Известие о самоубийстве Маяковского[128] настигло меня уже в Гавре. В ожидании посадки на «Кэт оф Чешир[129]» я просматривал русские парижские газеты – и наткнулся на два сообщения кряду. Они имели непристойно-злорадный характер и с истиной совершенно не сопрягались. Предположений о причинах трагедии было два: самоубийство на почве сифилиса – и выбраковка чекистами отработанного материала. Я положил себе вечером в баре выпить за упокой его освободившейся души, а в Вашингтоне зайти в маленькую церквушку пресвятого Николая-чудотворца и заказать панихиду. Поскольку, вероятно, я был единственным, кто знал, что именно случилось с этим несчастным чудовищем…

Если, конечно, «красная магия» не навострилась ещё пользоваться «Некрономиконом»[130]. Ведь выстрелил он себе всё-таки в сердце, а не в висок…

Каюта моя располагалась на палубе А по левому борту, ближе к носу и совсем недалеко от судового ресторана первого класса – так что даже негромкий оркестрик его в первые ночи мешал мне спать. А спать хотелось – как на фронте. Впрочем, грех роптать человеку[131], приплывшему в своё время к африканскому берегу в трюме французского парохода в компании с неграми, гусями и домашней скотиной. Было там нас, бродяг, не менее пяти сотен, и никаких привилегий и удобств безденежному поэту не полагалось, да и пресловутого «бремени белого человека» я на себе никак не ощутил: шлёпал, как все, засаленными картами по перевёрнутому ящику из-под жестянок с питательной мукой «Нестле» и даже немного выиграл благодаря приобретённому ещё в Царском Селе умению сохранять невозмутимую мину при самом скверном раскладе.

А сейчас – стены каюты были обиты шёлком в мелкий цветочек, на столе в бронзовом кольце закреплена была хрустальная ваза с цветами; цветы вышколенные стюарды с пугающей неотвратимостью регулярно заменяли свежими, всех сортов мороженого мне так и не удалось перепробовать, и вообще судно это напоминало роскошный плавучий санаторий для больных особой, не всем доступной болезнью.

«Кэт оф Чешир» никогда не взял бы «Голубой ленты Атлантики[132]». Он просто пренебрёг бы этой наградой. Куда торопиться, если жизнь так великолепна?
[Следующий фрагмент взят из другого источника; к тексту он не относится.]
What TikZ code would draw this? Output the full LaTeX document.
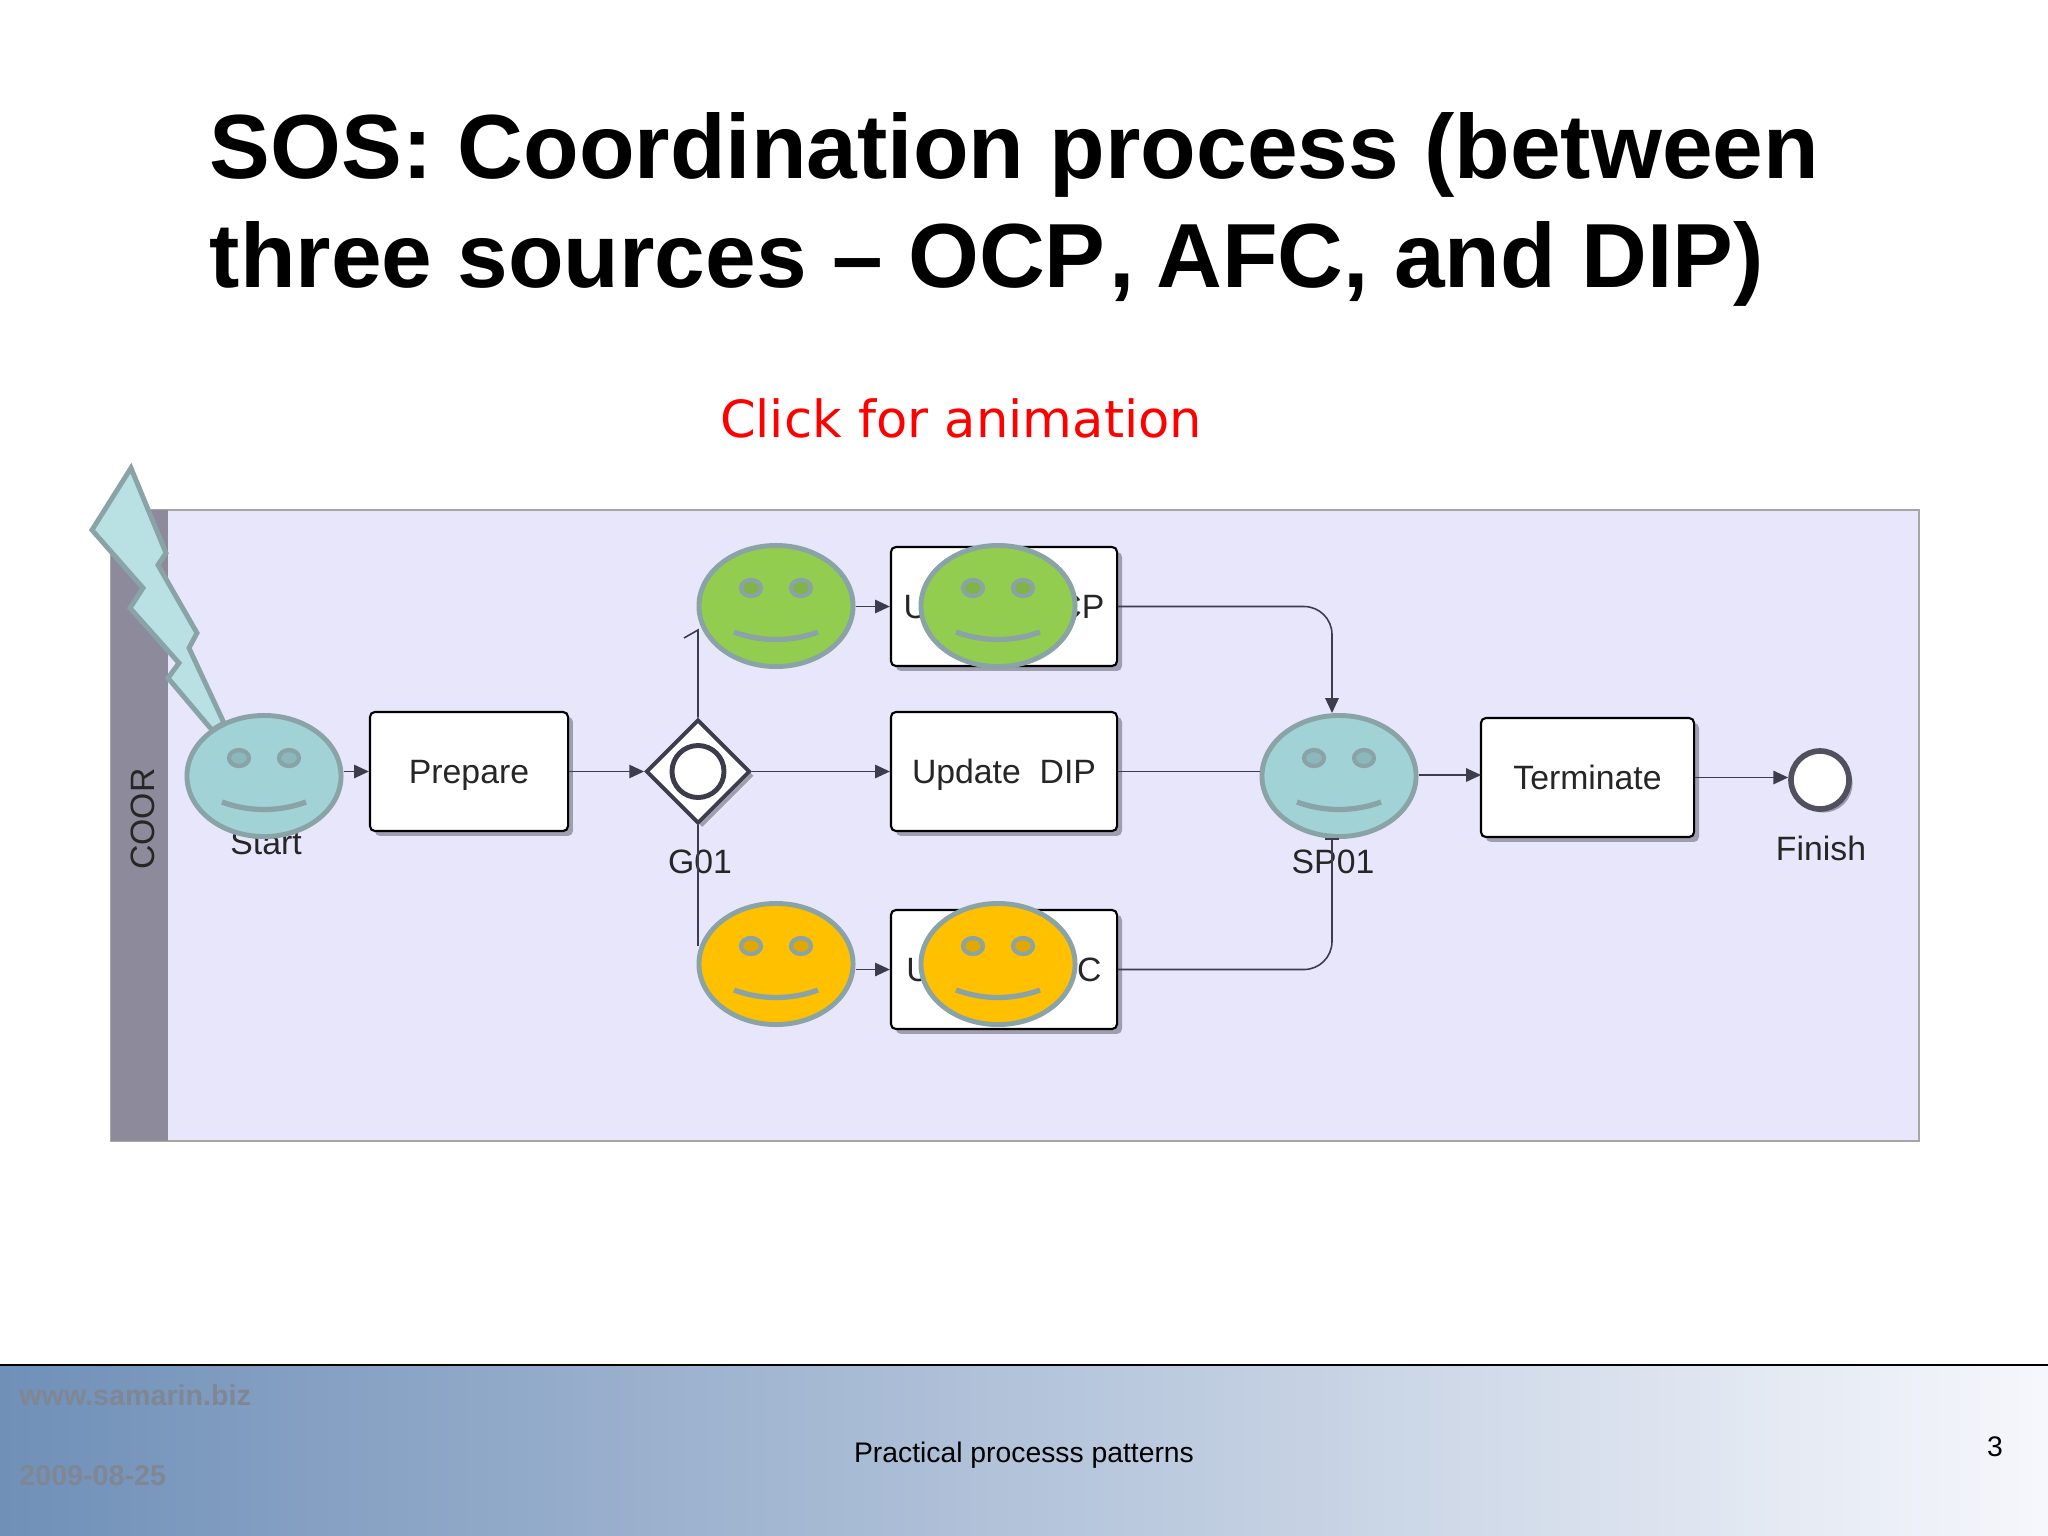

На корабле выходили две газеты, утренняя и вечерняя. Каждый пассажир имел возможность почти без хлопот издать собственную книжку, или журнал, или альманах. Театр за восемнадцать дней плавания дал одиннадцать премьер. В двух уютных кинозалах демонстрировались как наиновейшие, так и ставшие классикой фильмы. Оранжерея исправно снабжала нас овощами, зеленью и расхожими цветами наподобие гладиолусов. Запахи и звуки расположенной в трюмах на корме бойни не доносились до нас, зато от коптилен текли самые выразительные ароматы. Танцзал не прекращал работу ни на секунду. Игры и забавы были чрезмерны и неописуемы, а корабельный импрессарио неистощим на выдумку…

По глубокому моему убеждению, богатство само по себе является одной из форм шизофрении или же паранойи – в науке Фрейда и месье Шарко я не силен. Почти каждый из пассажиров нёс в себе заряд лёгкого (либо не очень) безумия.

Поначалу для компании мне показался подходящим один здоровенный швед по фамилии Хансен[133] – он вёл себя всегда невозмутимо и только поглощал в огромном количестве горький тёмный «Гиннес», но и господин Хансен подвёл: из беседы с ним я вдруг понял, что милейший Арне искренне полагает, что пароход наш направляется отнюдь не из Гавра в Нью-Йорк, а, напротив, только что вышел из мексиканского порта Веракрус, чтобы достигнуть порта Бремерхафен в Германии…

В двадцать лет, в Париже, я многое бы отдал за возможность менять орхидею в петлице каждый день. Молодые французские поэты, с которыми я в то время водил знакомство, полагали особым шиком сочетать рваные штаны со свежей орхидеей. Теперь это не вызывало ничего, кроме лёгкой докуки.